How To Become An Artist

How to become an artist


I took my mother to see “An American in Paris” on Broadway the other day for her birthday. It was an absolutely dazzling production. The singing, the dancing, the sets, the costumes – EVERYTHING – was just truly stunning to behold. And as I watched these talents on stage, it got me thinking about my life. I remember wanting to have a life in the arts. But then how did I not end up there?

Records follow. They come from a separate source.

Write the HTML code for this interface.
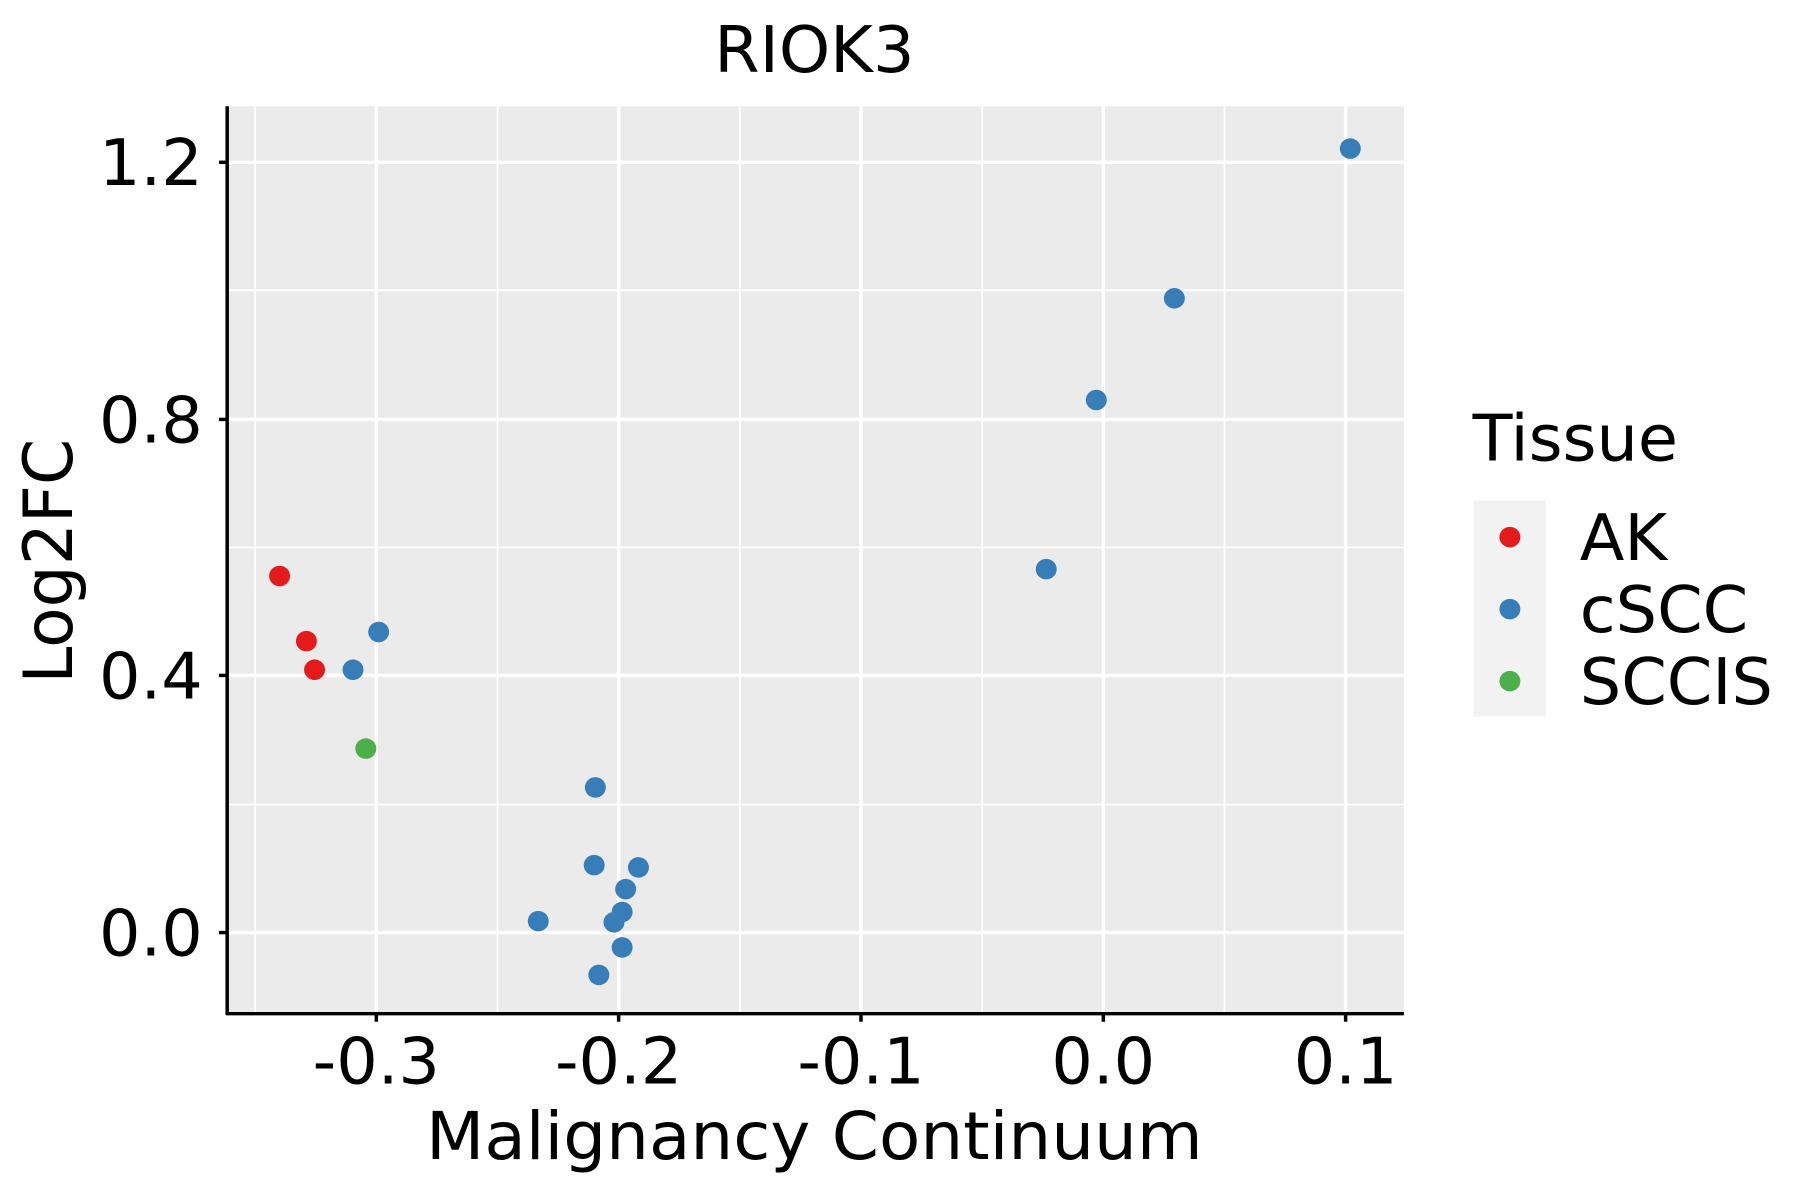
<!DOCTYPE html>
<html><head><style>html,body{margin:0;padding:0;background:#fff}svg{display:block}</style></head>
<body>
<svg width="1800" height="1200" viewBox="0 0 1545 1050" preserveAspectRatio="none" xmlns="http://www.w3.org/2000/svg" font-family="'DejaVu Sans', 'Liberation Sans', sans-serif">
<rect x="195" y="93" width="1010" height="794" fill="#ebebeb"/>
<g stroke="#fff" stroke-width="1.5">
<line x1="219" y1="93" x2="219" y2="887"/><line x1="427" y1="93" x2="427" y2="887"/><line x1="635" y1="93" x2="635" y2="887"/><line x1="843" y1="93" x2="843" y2="887"/><line x1="1051" y1="93" x2="1051" y2="887"/>
<line x1="195" y1="254" x2="1205" y2="254"/><line x1="195" y1="479" x2="1205" y2="479"/><line x1="195" y1="704" x2="1205" y2="704"/>
</g>
<g stroke="#fff" stroke-width="3">
<line x1="323" y1="93" x2="323" y2="887"/><line x1="531" y1="93" x2="531" y2="887"/><line x1="739" y1="93" x2="739" y2="887"/><line x1="947" y1="93" x2="947" y2="887"/><line x1="1155" y1="93" x2="1155" y2="887"/>
<line x1="195" y1="142" x2="1205" y2="142"/><line x1="195" y1="367" x2="1205" y2="367"/><line x1="195" y1="591" x2="1205" y2="591"/><line x1="195" y1="816" x2="1205" y2="816"/>
</g>
<g stroke="#000" stroke-width="3">
<line x1="195" y1="93" x2="195" y2="888"/><line x1="194" y1="887" x2="1205" y2="887"/>
<line x1="188" y1="142" x2="195" y2="142"/><line x1="188" y1="367" x2="195" y2="367"/><line x1="188" y1="591" x2="195" y2="591"/><line x1="188" y1="816" x2="195" y2="816"/>
<line x1="323" y1="887" x2="323" y2="894"/><line x1="531" y1="887" x2="531" y2="894"/><line x1="739" y1="887" x2="739" y2="894"/><line x1="947" y1="887" x2="947" y2="894"/><line x1="1155" y1="887" x2="1155" y2="894"/>
</g>
<g font-size="56" fill="#000" text-anchor="end">
<text x="174" y="162">1.2</text><text x="174" y="387">0.8</text><text x="174" y="611">0.4</text><text x="174" y="836">0.0</text>
</g>
<g font-size="56" fill="#000" text-anchor="middle">
<text x="323" y="948">-0.3</text><text x="531" y="948">-0.2</text><text x="739" y="948">-0.1</text><text x="947" y="948">0.0</text><text x="1155" y="948">0.1</text>
<text x="699" y="63">RIOK3</text>
<text x="699" y="1014" font-size="58">Malignancy Continuum</text>
<text transform="translate(62,491) rotate(-90)" font-size="58">Log2FC</text>
</g>
<g fill="#e41a1c"><circle cx="240" cy="504" r="9"/><circle cx="263" cy="561" r="9"/><circle cx="270" cy="586" r="9"/></g>
<g fill="#377eb8">
<circle cx="1159" cy="130" r="9"/><circle cx="1008" cy="261" r="9"/><circle cx="941" cy="350" r="9"/><circle cx="898" cy="498" r="9"/><circle cx="325" cy="553" r="9"/><circle cx="303" cy="586" r="9"/><circle cx="511" cy="689" r="9"/><circle cx="510" cy="757" r="9"/><circle cx="548" cy="759" r="9"/><circle cx="537" cy="778" r="9"/><circle cx="534" cy="798" r="9"/><circle cx="527" cy="807" r="9"/><circle cx="462" cy="806" r="9"/><circle cx="534" cy="829" r="9"/><circle cx="514" cy="853" r="9"/>
</g>
<circle cx="314" cy="655" r="9" fill="#4daf4a"/>
<text x="1264" y="403" font-size="56">Tissue</text>
<rect x="1265" y="438" width="62" height="189" fill="#f2f2f2"/>
<circle cx="1296" cy="470" r="9" fill="#e41a1c"/><circle cx="1296" cy="533" r="9" fill="#377eb8"/><circle cx="1296" cy="596" r="9" fill="#4daf4a"/>
<g font-size="56"><text x="1356" y="490">AK</text><text x="1356" y="553">cSCC</text><text x="1356" y="616">SCCIS</text></g>
</svg>
</body></html>
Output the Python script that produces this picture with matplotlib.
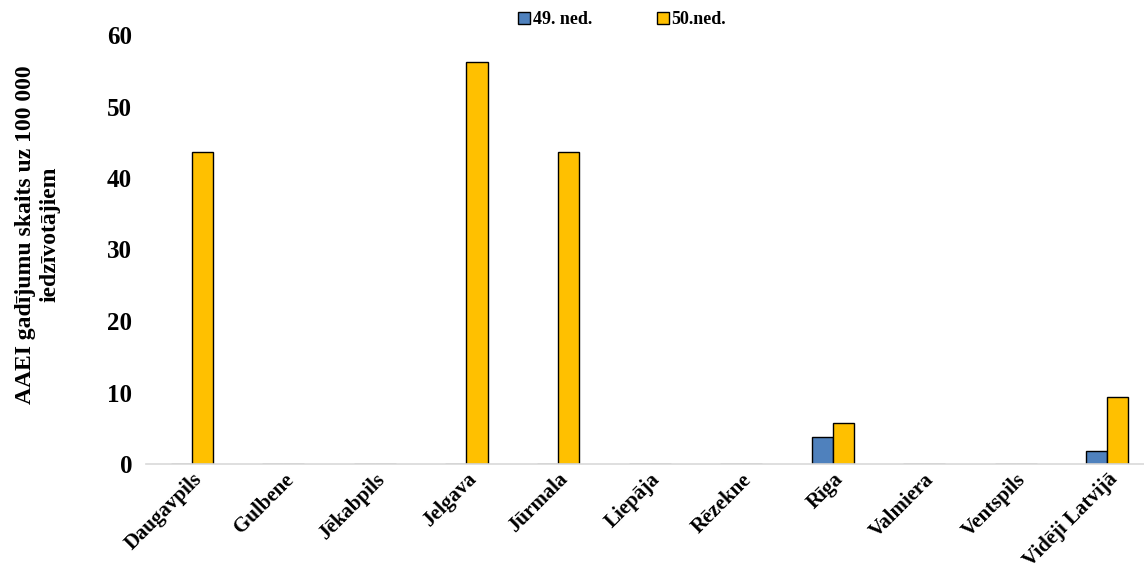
import numpy as np
import matplotlib.pyplot as plt

plt.rcParams['font.family'] = ['Liberation Serif', 'DejaVu Serif']
plt.rcParams['font.weight'] = 'bold'

pilsetas = ['Daugavpils', 'Gulbene', 'Jēkabpils', 'Jelgava', 'Jūrmala', 'Liepāja',
            'Rēzekne', 'Rīga', 'Valmiera', 'Ventspils', 'Vidēji Latvijā']
ned49 = [0, 0, 0, 0, 0, 0, 0, 3.8, 0, 0, 1.8]
ned50 = [43.6, 0, 0, 56.2, 43.6, 0, 0, 5.7, 0, 0, 9.4]
sezonas = ['49. ned.', '50.ned.']

fig = plt.figure(figsize=(11.44, 5.86), dpi=100)
ax = fig.add_axes([146/1144, 1 - 464/586, 1 - 146/1144, (464 - 35)/586])

x = np.arange(len(pilsetas))
w = 0.23
ax.bar(x - w/2, ned49, w, color='#4F81BD', edgecolor='black', linewidth=1, label=sezonas[0])
ax.bar(x + w/2, ned50, w, color='#FFC000', edgecolor='black', linewidth=1, label=sezonas[1])

ax.set_xlim(-0.5, 10.4)
ax.set_ylim(0, 60)
ax.set_yticks(np.arange(0, 61, 10))
ax.tick_params(axis='y', length=0, labelsize=18, pad=10)
ax.tick_params(axis='x', length=0, labelsize=15, pad=4)
ax.set_xticks(x)
ax.set_xticklabels(pilsetas, rotation=45, ha='right', rotation_mode='anchor', fontweight='bold')
for lbl in ax.get_yticklabels():
    lbl.set_fontweight('bold')

for s in ['top', 'right', 'left']:
    ax.spines[s].set_visible(False)
ax.spines['bottom'].set_color('#D9D9D9')
ax.spines['bottom'].set_linewidth(1.2)

ax.set_ylabel('AAEI gadījumu skaits uz 100 000\niedzīvotājiem', fontsize=17,
              fontweight='bold', linespacing=1.2)
ax.yaxis.set_label_coords(-0.086, 0.535)

fig.legend(loc='center', bbox_to_anchor=(622/1144, 1 - 20/586), ncol=2, frameon=False,
           handlelength=0.65, handleheight=0.65, handletextpad=0.15, columnspacing=3.6,
           prop={'size': 13, 'weight': 'bold'})

plt.savefig('out.png', dpi=100)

Back in college I was a film major, photography minor. I had always dreamed of being involved in the movies and the day I knew I had made the right decision was a morning in my Comm 60 class at Hofstra University with Professor Sybil DelGaudio. The film we were screening that day was the James Dean classic “Rebel Without A Cause” and she was presenting us with two options:

  1. She could show us the laserdisc version (remember laserdiscs?!) which would fit neatly and compactly onto our screen in the classroom but which would use the dreaded “pan and scan” – a trick used when a movie is too wide for a non-wide screen, which cuts off a portion of the frame (sometimes an entire actor is lost in the scene) OR
  2. She could show us the actual widescreen film version run off the classroom’s projector that would spill off the screen due to its aspect ratio but would preserve the film the way it was meant to be in all of its cinemascope glory.


She gave us demos of what both would look like, with the pan-and-scan version first and then the cinemascope version second. When the wide-screen version began rolling with all of its vibrant colors and frames so long we had to physically turn our heads in order to see both characters having a conversation in a scene, there was no question which version we had to watch.

It was 9am on a Tuesday morning and I sat watching James Dean and Natalie Wood and Sal Mineo and I couldn’t fathom doing anything else but working in the movies. That was 1993.

It’s twenty-two years later and the closest I’ve gotten to being involved in the film industry is having worked for a brief time at a music video company.

I turned 40-years old about a month ago. Though I’ve not had a mid-life crisis in any way – I’m looking and feeling better, both physically and emotionally, than I ever have in my entire life – it has turned my attention ever so slightly towards the future. I’ve begun thinking more seriously about retirement funds and in which city I want to spend my golden years and what do I want to do with my life in the upcoming decade.

Which inadvertently (and unfortunately?) makes me take stock of where I currently am with my life.  And much to the chagrin of my college-self, it is nowhere near the film industry.

Sometimes I am completely okay with not having accomplished the goal of making it into the movies. And sometimes I am not okay with it. As with anything, it usually depends on which half of the glass I am looking at at the time. Glass half empty would be unfulfilled life. Glass half full would be opportunity knocks.

Nobody said that being an artist was going to be easy. But we’re always shown the “made it big” stories that we believe can happen to us. The American Idols, the Project Runways, those undiscovered talents that get found while in line at the grocery store. The story of that model from Oklahoma who stepped off the bus at Port Authority and shared a cab with an agent and got signed instantaneously and is now on the cover of Vogue, as opposed to the 60-year old cater waiter who still dreams of Broadway.

I often wish that back in college there had been a blue print laid out for how I was supposed to accomplish my goal of being a filmmaker. A guy who lived down the hall from me Freshman Year was an engineering major. His entire schedule for four years of college was completely laid out for him. He knew what courses he was supposed to take and how he was supposed to become an engineer. There was never a set course laid out for me on how to accomplish what I wanted to do. I guess there still isn’t.

My screenplay is still not finished. FAR from finished. And as much as I want to just put it away and never work on it again because I feel like it’s never going to be done and that I’m wasting my time and I’m being silly because my dream of working in film hasn’t happened yet and it’s probably never going to happen – I just can’t seem to let it go. No matter how many times I try to walk away from it, the ideas in my head keep trying to burst out. My inner artist refuses to go down without a fight.

And that’s okay with me. Because it lets me know what I’ve known all along: That there is an artist inside of me. Without question. I guess my artist just has to be okay with crunching excel documents a little longer before he has his chance to fully bloom.

Maybe when I finally finish my screenplay I can get to work on writing a manual that instructs people on how to be an artist. I already know what the first chapter would be called: BE PATIENT.